Jeremia 17,5-8; Lucas 6,17+20-26 – zr. Rebecca

Inleiding en gebed

Broeders en zusters in Christus, u allen van harte welkom in deze viering. We zongen het zojuist: Het zuchten van ons hart in onze diepste nood draagt het eigenst inschrift van Gods Naam. Hij is het zelf, Hij leeft zijn Naam in ons. In de lezingen van deze zondag blijkt alles niet wat het lijkt. Wat is armoede, wat is rijkdom? Wat is zuchten, wat is zingen? En wat hebben wij hierin te kiezen? Laten we het stil maken in onszelf, om te gaan luisteren naar ons hart en hoe Gods Woord daarin weerklinkt. En bidden wij: dat onze ogen open mogen gaan voor hoe Gods Rijk in ons leven wil doorbreken.

Overweging

We hebben de keus. Zoals ooit Mozes aan het volk Israël de keus voorlegde tussen zegen en vloek, toen ze op het punt stonden de Jordaan over te steken en het land binnen te gaan, zo legt Jeremia ook ons nu de keus voor. Zegen of vloek, vertrouwen op God of ons heil zoeken in mensen. Het beeld dat Jeremia gebruikt is dat van een droog gebied waar water schaars is. Water, eerste levensbehoefte. Tijden van hitte en droogte zullen in deze woestijn zeker komen, daar kunnen we van uitgaan. Waar willen we dan onze hoop op stellen: op onbetrouwbare regenval, of op het constante, levende water van de rivier? Een boom of struik heeft geen keus op welke plek hij geplant wordt en moet zien te overleven, maar wij, wij hebben de keus. Waar willen wij wortel schieten? In onze menselijke logica van zelfbehoud waarmee we ons bestaan veilig proberen te stellen door anderen te vriend te houden, of in de onvoorwaardelijke liefde van God die ons iedere dag weer het leven schenkt? We hebben de keus waar we ons vertrouwen in stellen.

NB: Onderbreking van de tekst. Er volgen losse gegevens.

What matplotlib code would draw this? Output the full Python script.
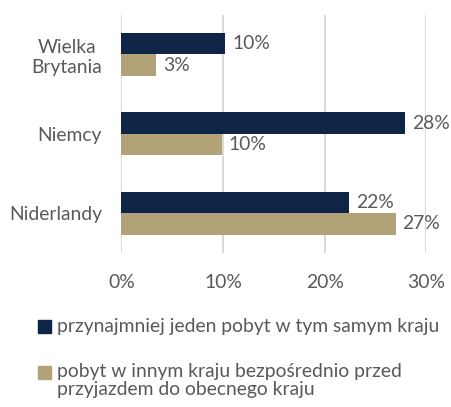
import matplotlib.pyplot as plt
import matplotlib.patches as mpatches
import numpy as np

categories = ["Wielka\nBrytania", "Niemcy", "Niderlandy"]
series_names = ["przynajmniej jeden pobyt w tym samym kraju",
                "pobyt w innym kraju bezpośrednio przed\nprzyjazdem do obecnego kraju"]
same_country = [10.2, 27.9, 22.4]
other_country = [3.4, 9.9, 27.0]
labels_same = ["10%", "28%", "22%"]
labels_other = ["3%", "10%", "27%"]
xticks = [0, 10, 20, 30]
xticklabels = ["0%", "10%", "20%", "30%"]

NAVY = "#0F2547"
TAN = "#B1A277"
TXT = "#595959"
FONT = "Lato"
FS = 13.9

plt.rcParams['font.family'] = [FONT, 'DejaVu Sans']

fig = plt.figure(figsize=(4.52, 4.07), dpi=100)
ax = fig.add_axes([0.2688, 0.379, 0.6737, 0.5846])

y = np.arange(len(categories))
h = 0.27
b1 = ax.barh(y - h / 2, same_country, height=h, color=NAVY, zorder=3)
b2 = ax.barh(y + h / 2, other_country, height=h, color=TAN, zorder=3)

for bars, labs in ((b1, labels_same), (b2, labels_other)):
    for bar, lab in zip(bars, labs):
        ax.annotate(lab, (bar.get_width(), bar.get_y() + bar.get_height() / 2),
                    xytext=(5, 0), textcoords="offset points", va="center", ha="left",
                    fontsize=FS, color=TXT)

ax.set_ylim(2.5, -0.5)
ax.set_xlim(0, 30)
ax.set_yticks(y)
ax.set_yticklabels(categories, fontsize=FS, color=TXT, linespacing=1.25,
                   multialignment="center")
ax.set_xticks(xticks)
ax.set_xticklabels(xticklabels, fontsize=FS, color=TXT)
ax.tick_params(axis="both", length=0)
ax.tick_params(axis="y", pad=14)
ax.tick_params(axis="x", pad=15)
for s in ax.spines.values():
    s.set_visible(False)
ax.xaxis.grid(True, color="#D0D0D0", linewidth=1.1, zorder=0)
ax.set_axisbelow(True)

# legend (manual)
W, H = 452, 407
def fy(py):
    return 1 - py / H
fig.patches.append(mpatches.Rectangle((38 / W, fy(333)), 13 / W, 13 / H,
                                      transform=fig.transFigure, color=NAVY))
fig.text(57 / W, fy(326.5), series_names[0], fontsize=FS, color=TXT, va="center", ha="left")
fig.patches.append(mpatches.Rectangle((38 / W, fy(378.5)), 13 / W, 13 / H,
                                      transform=fig.transFigure, color=TAN))
line_a, line_b = series_names[1].split("\n")
fig.text(57 / W, fy(372), line_a, fontsize=FS, color=TXT, va="center", ha="left")
fig.text(57 / W, fy(389), line_b, fontsize=FS, color=TXT, va="center", ha="left")

fig.savefig("out.png", dpi=100, facecolor="white")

Maar hebben we echt de keus? Jezus kijkt zijn leerlingen recht in de ogen en spreekt hen aan. “Zalig gij.” “Wee u.” Zou hij bij iedere uitspraak die hij doet een andere leerling aankijken, die dan onbetwistbaar weet of er ofwel zegen, ofwel vloek op zijn leven rust? Door welke uitspraak mag ieder van ons zich dan aangesproken weten? Ik denk dat de werkelijkheid niet zo zwart-wit is en dat ieder van ons zich door ieder van deze verzen aangesproken mag weten. Jezus spreekt over een werkelijkheid hier en nu: wij zijn arm, wij zijn hongerig, wij zijn bedroefd. Wij zijn allemaal mensen die nood hebben aan God, zoals een boom water nodig heeft om in leven te blijven. Tegelijk houden we onszelf ook graag voor dat we rijk zijn, dat we ons leven met onze bezittingen veilig kunnen stellen, en hechten we aan de waardering van onze medemensen. We zoeken veiligheid in de tastbare en manipuleerbare werkelijkheid om ons heen. Dit is een deel van ons mens-zijn en we kunnen ons hier net zo min van ontdoen als van de noodzaak om adem te halen. Hebben we de keus om onszelf hongerig en gehaat te maken, ons aan de troost van menselijke nabijheid en waardering te onttrekken? Of is dat veeleer iets dat ons alleen maar kan overkomen?

Nee, we hebben geen keus. Wij zijn allemaal mens, met onze menselijke overlevingsdrift en tegelijk met onze diep-menselijke nood aan God als de stroom waaruit wij leven. We kunnen het misschien lang volhouden onze menselijke realiteit te ontkennen, maar we kunnen ons er uiteindelijk niet aan onttrekken. Als we trouw willen blijven aan onszelf, dan hebben we geen andere keus dan om onze illusies van rijkdom door te prikken. De keus is niet die tussen vertrouwen op God of onze eigen, zelfstandige weg gaan. De keus is die tussen het aanvaarden of verloochenen van de werkelijkheid waar wij als mens in leven, de werkelijkheid van ons eigen wezen. Als we echt eerlijk zijn met onszelf, weten we dat we uiteindelijk geen keus hebben. In onze menselijke armoede en dubbelzinnigheid moeten we diep wortelen in de werkelijkheid van de onvoorwaardelijke liefde waarmee God zijn eigen leven aan ons toevertrouwt als een niet-aflatende stroom. Daarbij valt al ons eigen grijpen naar houvast in het niet. Zalig ben je, als je je eigen armoede, je honger, je blindheid erkent en zo de werkelijkheid van het Rijk Gods leert ziet, rakelings nabij.